Historically, the Thanksgiving paper was the heaviest weekday paper of the year. Advertisers packed it full of inserts and page ads for Black Friday sales. Local stores and national chains spent big money to ensure that customers lined up for bargains and got in fistfights over PlayStations.
Over the past couple of decades, a lot of those advertising dollars moved online. Even if advertisers maintained their budget, less of the revenue went to local news publishers because the likes of Google and Facebook take a big cut.
Meanwhile, Black Friday stretched. It became a few days, weeks, more.
“Black Friday is a month this year, not just one day. As brands try to recoup some of the losses over the year, they want to extend the sale,” explained Rebecca Frank, vice president of research and insights at the News Media Alliance, which was formerly called the Newspaper Association of America.
Retailers also are taking pandemic precautions into account. “From a safety perspective, stores aren’t interested in bringing in all those people at once, for that crush we’re used to seeing,” Frank said.
A monthlong Black Friday means that there’s no need to place advertisements specifically in the Thanksgiving edition of the local newspaper. Advertisers can spread them out. That doesn’t make them more abundant, just thinner.
U.S. newspaper advertising revenue peaked in 2005 at $49 billion. By 2018, according to estimates by the Pew Research Center, it had plummeted to $14 billion. The pandemic and its ensuing economic chill have made matters only worse. Newspaper advertising revenue was down 42% in the second quarter of 2020 compared to Q2 2019. The fact that Google and Facebook take a huge cut of online advertising revenue makes things even worse.
Frank said that in the spring, when the pandemic was just starting in the United States, many advertisers worried that placing ads next to stories about coronavirus would be bad for business. They were wrong.
“The risk to brands near news content related to the pandemic never materialized,” she said. In fact, pandemic coverage in the local free press has been a huge draw for readers. Having more readers means more reach for ads.
“Local news publishers had an opportunity to shine by showing the depth of their involvement in the community, their understanding of the unique factors of the community and the local decision makers,” Frank said. “This is a place where advertisers really could be helping local news more and more because we know that people need and want local news.”
Yet advertisers have been slow to come around. The ad revenue decline has hit papers of all sizes, even small community newspapers like the La Conner Weekly News north of Seattle. It’s had to scale back the number of pages it prints from eight to six most weeks. It had a brief resurgence before the election, but it was transient.
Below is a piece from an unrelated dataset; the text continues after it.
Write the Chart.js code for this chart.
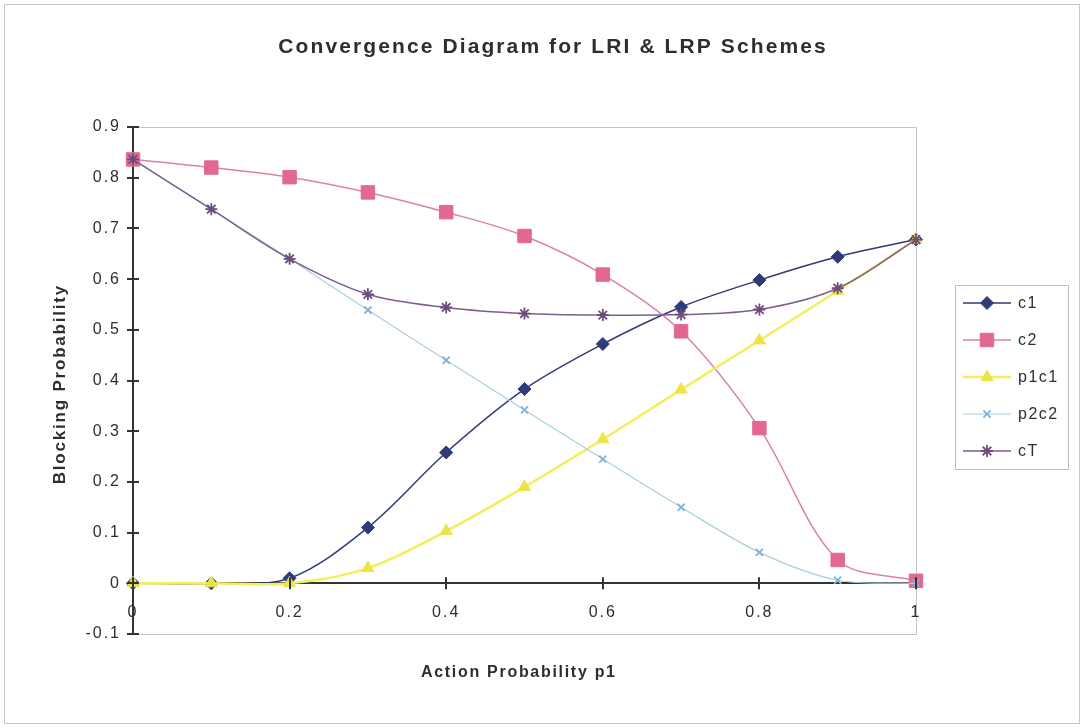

“A concerted effort to gain political campaign advertising was essential to eight-page issues in July. Twice in October the paper went to 10 pages because of political ads,” said Ken Stern, the newspaper’s publisher. “Immediately afterward, on Nov. 4, a six-page issue was published.”
Stern worries that the next few months will be even rougher for his local newspaper that has served its community for more than 140 years.
“If area merchants have a dark winter, so will the Weekly News. If needed, I will reduce the paper to four pages, including legal notices,” he said. “I aim to survive, but if the economy tanks, I will be scrambling with all other businesses.”
Readers who believe that a vigorous local free press has value to its community, can help during this Black Friday month by patronizing businesses whose ads they see in the newspaper and on its website. Click through. Shop at local stores that advertise. Make it clear that pandemic news coverage doesn’t turn you off and that local advertising still is a wise investment.
Especially choose locally owned businesses that advertise. Shopping at them bolsters both the local economy and the local free press.